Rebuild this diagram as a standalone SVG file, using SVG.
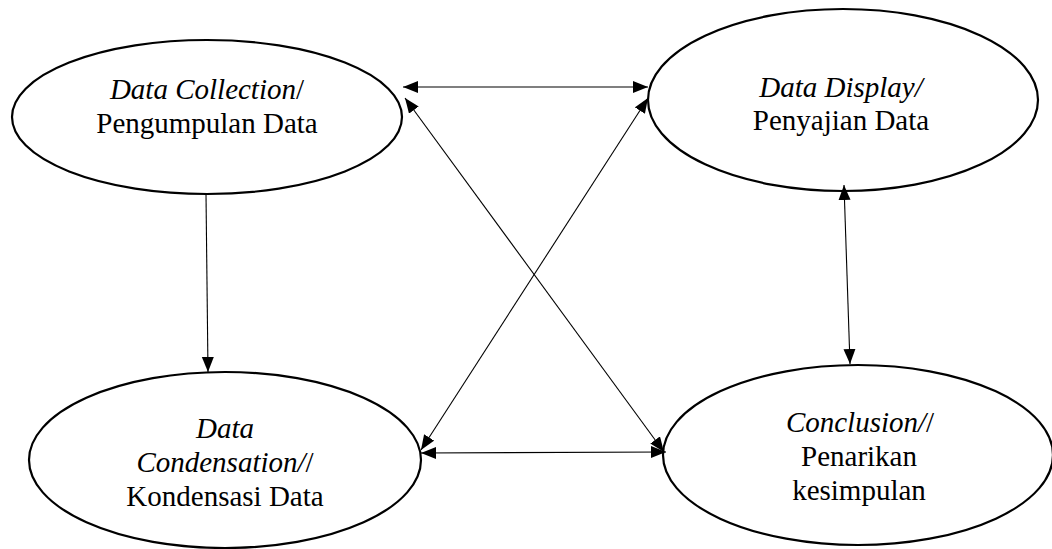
<svg xmlns="http://www.w3.org/2000/svg" width="1052" height="549" viewBox="0 0 1052 549">
<style>
.node{fill:#fff;stroke:#000;stroke-width:2.2}
.t{font-family:'Liberation Serif','Times New Roman','DejaVu Serif',serif;font-size:29px;fill:#000;text-anchor:middle}
.i{font-style:italic}
.c{stroke:#000;stroke-width:1.1;fill:none}
</style>
<defs>
<marker id="ah" markerUnits="userSpaceOnUse" markerWidth="16" markerHeight="13" refX="15" refY="6" orient="auto-start-reverse">
<path d="M0,0 L15,6 L0,12 z" fill="#000"/>
</marker>
</defs>
<g id="n-collection">
<ellipse class="node" cx="207" cy="117" rx="195" ry="77"/>
<text class="t" font-family="Liberation Serif, serif" x="207" y="99"><tspan class="i">Data Collection</tspan>/</text>
<text class="t" font-family="Liberation Serif, serif" x="207" y="133">Pengumpulan Data</text>
</g>
<g id="n-display">
<ellipse class="node" cx="843" cy="100" rx="195" ry="91"/>
<text class="t i" font-family="Liberation Serif, serif" x="841" y="97">Data Display/</text>
<text class="t" font-family="Liberation Serif, serif" x="841" y="130">Penyajian Data</text>
</g>
<g id="n-condensation">
<ellipse class="node" cx="225" cy="460" rx="196" ry="88"/>
<text class="t i" font-family="Liberation Serif, serif" x="225" y="438">Data</text>
<text class="t" font-family="Liberation Serif, serif" x="225" y="472"><tspan class="i">Condensation/</tspan>/</text>
<text class="t" font-family="Liberation Serif, serif" x="225" y="506">Kondensasi Data</text>
</g>
<g id="n-conclusion">
<ellipse class="node" cx="858" cy="455" rx="195" ry="90"/>
<text class="t" font-family="Liberation Serif, serif" x="860" y="432"><tspan class="i">Conclusion/</tspan>/</text>
<text class="t" font-family="Liberation Serif, serif" x="859" y="466">Penarikan</text>
<text class="t" font-family="Liberation Serif, serif" x="859" y="500">kesimpulan</text>
</g>
<g id="connectors">
<line class="c" x1="206" y1="194" x2="208" y2="372" marker-end="url(#ah)"/>
<line class="c" x1="403" y1="87" x2="648" y2="87" marker-start="url(#ah)" marker-end="url(#ah)"/>
<line class="c" x1="405" y1="98" x2="664" y2="452" marker-start="url(#ah)" marker-end="url(#ah)"/>
<line class="c" x1="648" y1="98" x2="421" y2="450" marker-start="url(#ah)" marker-end="url(#ah)"/>
<line class="c" x1="421" y1="453" x2="666" y2="452" marker-start="url(#ah)" marker-end="url(#ah)"/>
<line class="c" x1="844" y1="185" x2="850" y2="364" marker-start="url(#ah)" marker-end="url(#ah)"/>
</g>
</svg>
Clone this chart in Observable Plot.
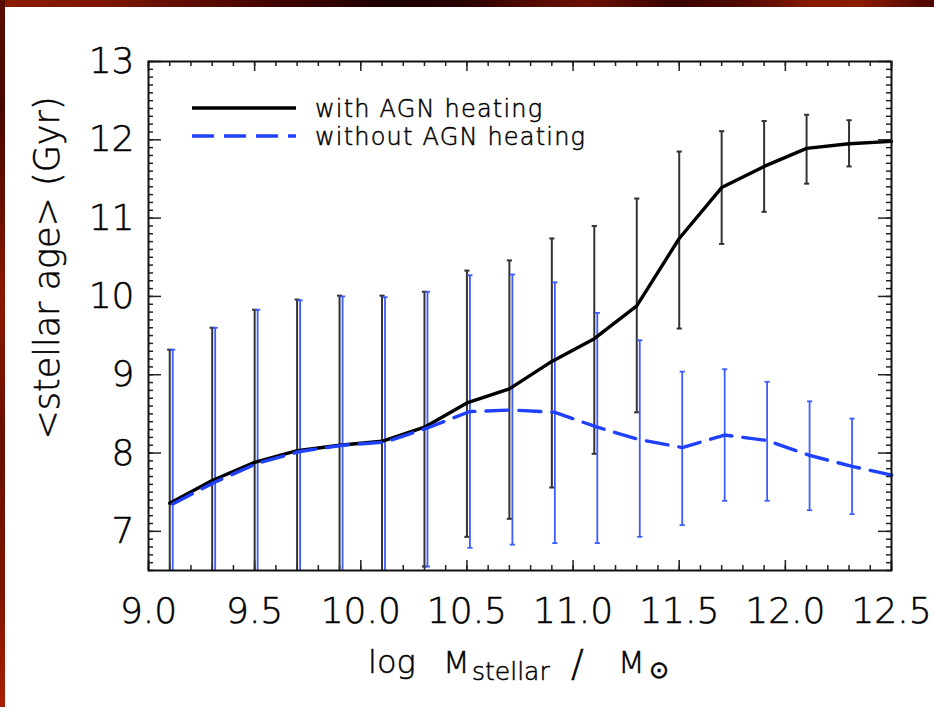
☆ ☆ ☆ ☆
PROBLEM REQUIREMENTS: Every entry above should be duplicated exactly. Do not include the images.

FINAL RESULT:
Rebuild this diagram as a standalone SVG file, using SVG.
<svg xmlns="http://www.w3.org/2000/svg" width="1052" height="549" viewBox="0 0 1052 549">
<style>
.node{fill:#fff;stroke:#000;stroke-width:2.2}
.t{font-family:'Liberation Serif','Times New Roman','DejaVu Serif',serif;font-size:29px;fill:#000;text-anchor:middle}
.i{font-style:italic}
.c{stroke:#000;stroke-width:1.1;fill:none}
</style>
<defs>
<marker id="ah" markerUnits="userSpaceOnUse" markerWidth="16" markerHeight="13" refX="15" refY="6" orient="auto-start-reverse">
<path d="M0,0 L15,6 L0,12 z" fill="#000"/>
</marker>
</defs>
<g id="n-collection">
<ellipse class="node" cx="207" cy="117" rx="195" ry="77"/>
<text class="t" font-family="Liberation Serif, serif" x="207" y="99"><tspan class="i">Data Collection</tspan>/</text>
<text class="t" font-family="Liberation Serif, serif" x="207" y="133">Pengumpulan Data</text>
</g>
<g id="n-display">
<ellipse class="node" cx="843" cy="100" rx="195" ry="91"/>
<text class="t i" font-family="Liberation Serif, serif" x="841" y="97">Data Display/</text>
<text class="t" font-family="Liberation Serif, serif" x="841" y="130">Penyajian Data</text>
</g>
<g id="n-condensation">
<ellipse class="node" cx="225" cy="460" rx="196" ry="88"/>
<text class="t i" font-family="Liberation Serif, serif" x="225" y="438">Data</text>
<text class="t" font-family="Liberation Serif, serif" x="225" y="472"><tspan class="i">Condensation/</tspan>/</text>
<text class="t" font-family="Liberation Serif, serif" x="225" y="506">Kondensasi Data</text>
</g>
<g id="n-conclusion">
<ellipse class="node" cx="858" cy="455" rx="195" ry="90"/>
<text class="t" font-family="Liberation Serif, serif" x="860" y="432"><tspan class="i">Conclusion/</tspan>/</text>
<text class="t" font-family="Liberation Serif, serif" x="859" y="466">Penarikan</text>
<text class="t" font-family="Liberation Serif, serif" x="859" y="500">kesimpulan</text>
</g>
<g id="connectors">
<line class="c" x1="206" y1="194" x2="208" y2="372" marker-end="url(#ah)"/>
<line class="c" x1="403" y1="87" x2="648" y2="87" marker-start="url(#ah)" marker-end="url(#ah)"/>
<line class="c" x1="405" y1="98" x2="664" y2="452" marker-start="url(#ah)" marker-end="url(#ah)"/>
<line class="c" x1="648" y1="98" x2="421" y2="450" marker-start="url(#ah)" marker-end="url(#ah)"/>
<line class="c" x1="421" y1="453" x2="666" y2="452" marker-start="url(#ah)" marker-end="url(#ah)"/>
<line class="c" x1="844" y1="185" x2="850" y2="364" marker-start="url(#ah)" marker-end="url(#ah)"/>
</g>
</svg>
Clone this chart in Observable Plot.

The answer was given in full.